> _Requirements_: Repeat the lines exactly from the line that contains "Write a Python" through the line that contains "import matplotlib.patheffects as pe"; leave images out and add nothing.

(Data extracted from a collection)
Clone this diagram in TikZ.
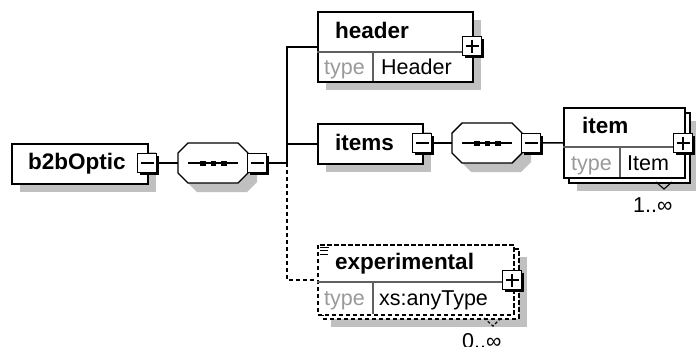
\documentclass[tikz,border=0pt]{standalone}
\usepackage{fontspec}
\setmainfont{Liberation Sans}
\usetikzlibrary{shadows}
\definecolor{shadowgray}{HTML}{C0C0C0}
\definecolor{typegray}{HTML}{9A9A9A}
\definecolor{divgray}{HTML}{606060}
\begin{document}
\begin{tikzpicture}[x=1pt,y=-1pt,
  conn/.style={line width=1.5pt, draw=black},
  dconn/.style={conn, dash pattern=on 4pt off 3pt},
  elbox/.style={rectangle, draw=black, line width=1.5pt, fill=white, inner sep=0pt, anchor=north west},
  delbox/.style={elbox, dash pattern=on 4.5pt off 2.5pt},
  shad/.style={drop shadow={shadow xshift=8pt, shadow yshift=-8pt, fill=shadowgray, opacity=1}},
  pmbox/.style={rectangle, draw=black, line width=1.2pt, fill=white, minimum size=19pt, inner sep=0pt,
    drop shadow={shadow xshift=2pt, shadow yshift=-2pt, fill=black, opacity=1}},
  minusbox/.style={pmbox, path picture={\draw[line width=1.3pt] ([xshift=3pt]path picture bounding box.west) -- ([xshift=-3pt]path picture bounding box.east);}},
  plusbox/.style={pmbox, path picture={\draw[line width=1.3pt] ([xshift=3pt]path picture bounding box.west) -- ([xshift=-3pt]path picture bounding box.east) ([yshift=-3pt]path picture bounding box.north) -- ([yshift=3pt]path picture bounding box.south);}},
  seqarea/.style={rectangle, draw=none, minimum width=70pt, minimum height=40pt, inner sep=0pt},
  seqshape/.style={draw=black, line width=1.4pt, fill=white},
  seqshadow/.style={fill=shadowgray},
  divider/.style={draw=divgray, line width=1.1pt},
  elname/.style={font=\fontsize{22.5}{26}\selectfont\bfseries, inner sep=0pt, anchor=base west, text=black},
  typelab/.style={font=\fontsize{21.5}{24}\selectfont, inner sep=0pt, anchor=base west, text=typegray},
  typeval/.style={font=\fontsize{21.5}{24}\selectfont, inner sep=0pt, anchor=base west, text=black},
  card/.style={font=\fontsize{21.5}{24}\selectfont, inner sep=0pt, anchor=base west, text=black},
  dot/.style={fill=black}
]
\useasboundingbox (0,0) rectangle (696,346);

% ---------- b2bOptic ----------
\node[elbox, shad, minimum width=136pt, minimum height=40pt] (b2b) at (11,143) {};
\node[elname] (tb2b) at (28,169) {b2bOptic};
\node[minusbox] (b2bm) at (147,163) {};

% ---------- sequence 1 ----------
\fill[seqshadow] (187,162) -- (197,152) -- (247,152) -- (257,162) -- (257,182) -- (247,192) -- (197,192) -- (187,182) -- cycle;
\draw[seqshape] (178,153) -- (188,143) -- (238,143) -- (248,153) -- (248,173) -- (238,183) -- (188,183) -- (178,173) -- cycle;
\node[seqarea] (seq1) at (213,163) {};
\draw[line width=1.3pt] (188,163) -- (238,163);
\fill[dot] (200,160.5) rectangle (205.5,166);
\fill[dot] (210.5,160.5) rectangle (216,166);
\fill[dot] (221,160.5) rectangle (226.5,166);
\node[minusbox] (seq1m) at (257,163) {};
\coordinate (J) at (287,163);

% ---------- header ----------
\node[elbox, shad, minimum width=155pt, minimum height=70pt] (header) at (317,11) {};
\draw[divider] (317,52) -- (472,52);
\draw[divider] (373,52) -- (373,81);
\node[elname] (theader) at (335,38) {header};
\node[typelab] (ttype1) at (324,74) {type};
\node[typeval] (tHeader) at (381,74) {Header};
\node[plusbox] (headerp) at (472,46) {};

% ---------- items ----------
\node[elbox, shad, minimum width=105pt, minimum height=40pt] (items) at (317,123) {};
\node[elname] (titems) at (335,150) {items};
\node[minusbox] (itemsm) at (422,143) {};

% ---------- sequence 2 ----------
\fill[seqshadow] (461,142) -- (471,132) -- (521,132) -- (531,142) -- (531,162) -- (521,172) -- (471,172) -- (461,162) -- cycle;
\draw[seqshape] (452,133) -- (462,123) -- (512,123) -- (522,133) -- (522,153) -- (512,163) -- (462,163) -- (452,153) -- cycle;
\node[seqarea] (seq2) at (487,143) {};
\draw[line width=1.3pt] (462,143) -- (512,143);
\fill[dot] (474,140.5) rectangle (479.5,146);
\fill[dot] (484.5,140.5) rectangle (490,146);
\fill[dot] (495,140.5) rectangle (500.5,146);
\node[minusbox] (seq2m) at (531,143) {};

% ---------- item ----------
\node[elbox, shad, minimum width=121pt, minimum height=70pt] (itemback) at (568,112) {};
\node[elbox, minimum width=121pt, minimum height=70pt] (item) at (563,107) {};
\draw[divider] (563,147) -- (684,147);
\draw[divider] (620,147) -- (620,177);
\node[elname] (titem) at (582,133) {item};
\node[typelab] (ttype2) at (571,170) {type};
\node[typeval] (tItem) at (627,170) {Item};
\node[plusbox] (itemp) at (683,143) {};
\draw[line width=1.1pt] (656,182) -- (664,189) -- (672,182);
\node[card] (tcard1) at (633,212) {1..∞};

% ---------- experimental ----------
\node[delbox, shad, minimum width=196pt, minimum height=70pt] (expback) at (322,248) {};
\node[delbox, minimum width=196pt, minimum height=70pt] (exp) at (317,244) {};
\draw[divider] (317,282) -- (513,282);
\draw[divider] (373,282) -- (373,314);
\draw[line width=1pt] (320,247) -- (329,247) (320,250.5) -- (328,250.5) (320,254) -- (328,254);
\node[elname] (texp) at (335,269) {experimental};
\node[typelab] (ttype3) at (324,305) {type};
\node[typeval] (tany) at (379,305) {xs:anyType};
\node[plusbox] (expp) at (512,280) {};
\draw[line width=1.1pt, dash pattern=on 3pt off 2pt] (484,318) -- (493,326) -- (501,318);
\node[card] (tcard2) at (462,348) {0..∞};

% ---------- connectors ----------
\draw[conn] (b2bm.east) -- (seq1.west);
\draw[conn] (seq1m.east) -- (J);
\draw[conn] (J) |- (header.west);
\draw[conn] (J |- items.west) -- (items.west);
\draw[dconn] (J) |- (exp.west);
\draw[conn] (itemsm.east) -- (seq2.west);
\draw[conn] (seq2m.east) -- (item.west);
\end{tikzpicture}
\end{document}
--
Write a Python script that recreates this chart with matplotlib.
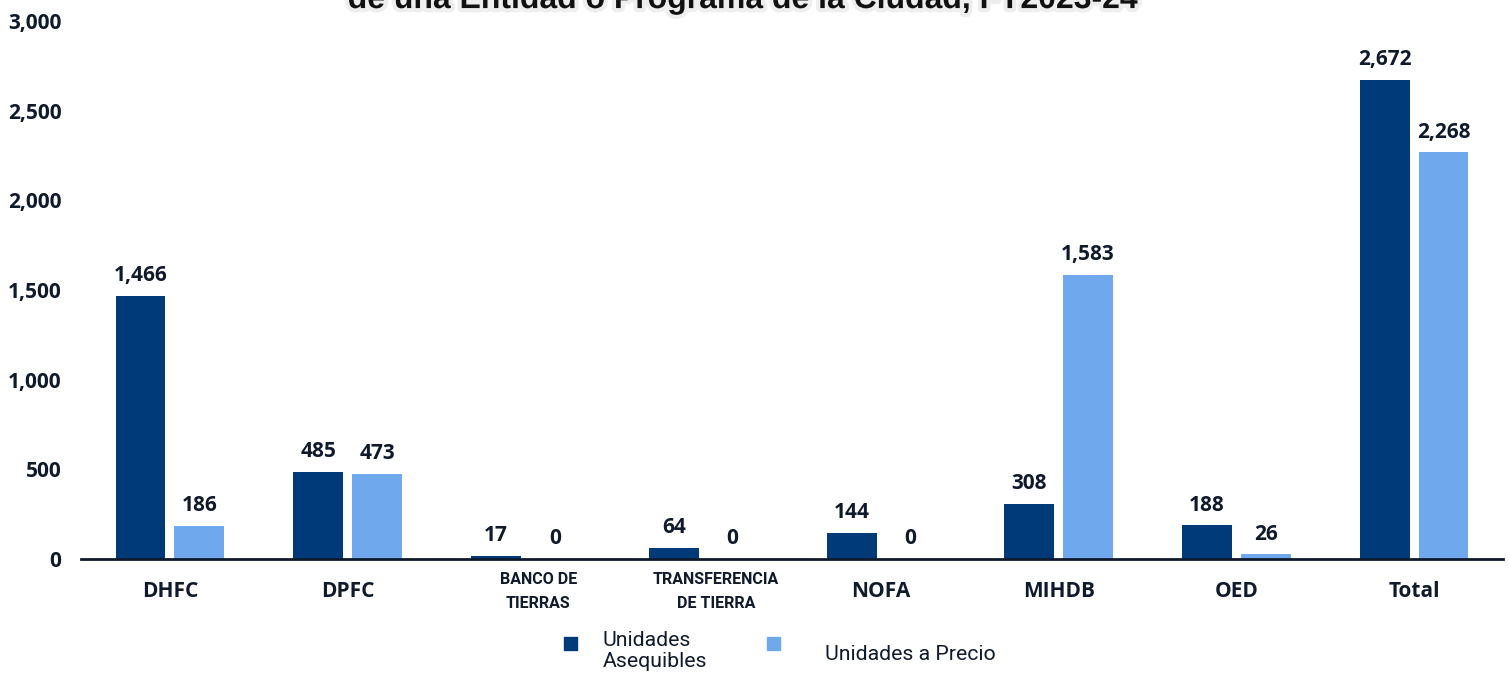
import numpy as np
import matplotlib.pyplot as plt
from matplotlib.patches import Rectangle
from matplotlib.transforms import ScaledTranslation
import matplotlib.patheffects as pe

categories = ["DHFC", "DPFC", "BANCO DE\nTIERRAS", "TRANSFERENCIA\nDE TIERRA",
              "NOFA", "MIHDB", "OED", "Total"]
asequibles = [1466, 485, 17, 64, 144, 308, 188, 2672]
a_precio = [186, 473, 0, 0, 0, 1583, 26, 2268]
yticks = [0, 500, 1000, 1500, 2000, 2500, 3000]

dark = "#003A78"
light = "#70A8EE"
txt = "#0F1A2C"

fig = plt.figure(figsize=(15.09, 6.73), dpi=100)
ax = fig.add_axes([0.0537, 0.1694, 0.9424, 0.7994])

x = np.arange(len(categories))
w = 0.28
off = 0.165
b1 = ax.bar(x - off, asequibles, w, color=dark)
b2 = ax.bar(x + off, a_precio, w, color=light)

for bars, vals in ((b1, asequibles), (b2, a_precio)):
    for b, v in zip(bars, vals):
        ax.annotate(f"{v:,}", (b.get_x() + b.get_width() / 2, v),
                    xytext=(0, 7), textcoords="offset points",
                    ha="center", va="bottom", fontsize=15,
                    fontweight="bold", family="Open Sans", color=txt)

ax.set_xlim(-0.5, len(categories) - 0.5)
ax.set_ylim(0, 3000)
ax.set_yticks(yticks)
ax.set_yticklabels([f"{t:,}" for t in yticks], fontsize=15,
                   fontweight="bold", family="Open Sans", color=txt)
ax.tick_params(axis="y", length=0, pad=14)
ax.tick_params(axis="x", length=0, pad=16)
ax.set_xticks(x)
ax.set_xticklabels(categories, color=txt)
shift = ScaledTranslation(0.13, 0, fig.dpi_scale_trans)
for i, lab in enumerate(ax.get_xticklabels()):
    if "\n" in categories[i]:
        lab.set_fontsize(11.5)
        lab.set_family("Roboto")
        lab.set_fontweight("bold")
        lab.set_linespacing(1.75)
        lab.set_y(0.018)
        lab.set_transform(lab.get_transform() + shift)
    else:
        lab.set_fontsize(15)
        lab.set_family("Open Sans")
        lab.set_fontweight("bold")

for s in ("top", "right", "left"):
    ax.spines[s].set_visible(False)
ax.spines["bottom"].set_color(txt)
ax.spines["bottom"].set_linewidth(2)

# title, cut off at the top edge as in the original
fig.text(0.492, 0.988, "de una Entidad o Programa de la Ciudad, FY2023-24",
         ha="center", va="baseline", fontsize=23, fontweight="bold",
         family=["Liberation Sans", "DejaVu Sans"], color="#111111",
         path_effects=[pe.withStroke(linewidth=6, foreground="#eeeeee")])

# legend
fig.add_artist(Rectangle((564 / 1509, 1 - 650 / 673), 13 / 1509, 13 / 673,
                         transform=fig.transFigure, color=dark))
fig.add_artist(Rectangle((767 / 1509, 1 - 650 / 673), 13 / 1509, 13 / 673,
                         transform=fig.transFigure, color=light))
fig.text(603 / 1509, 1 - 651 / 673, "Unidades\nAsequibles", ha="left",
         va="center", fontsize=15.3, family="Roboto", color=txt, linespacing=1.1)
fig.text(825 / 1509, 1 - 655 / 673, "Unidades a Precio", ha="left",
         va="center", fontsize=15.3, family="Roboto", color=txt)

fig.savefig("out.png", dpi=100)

> _Solution for this problem_:
Write a Python script that recreates this chart with matplotlib.
import numpy as np
import matplotlib.pyplot as plt
from matplotlib.patches import Rectangle
from matplotlib.transforms import ScaledTranslation
import matplotlib.patheffects as pe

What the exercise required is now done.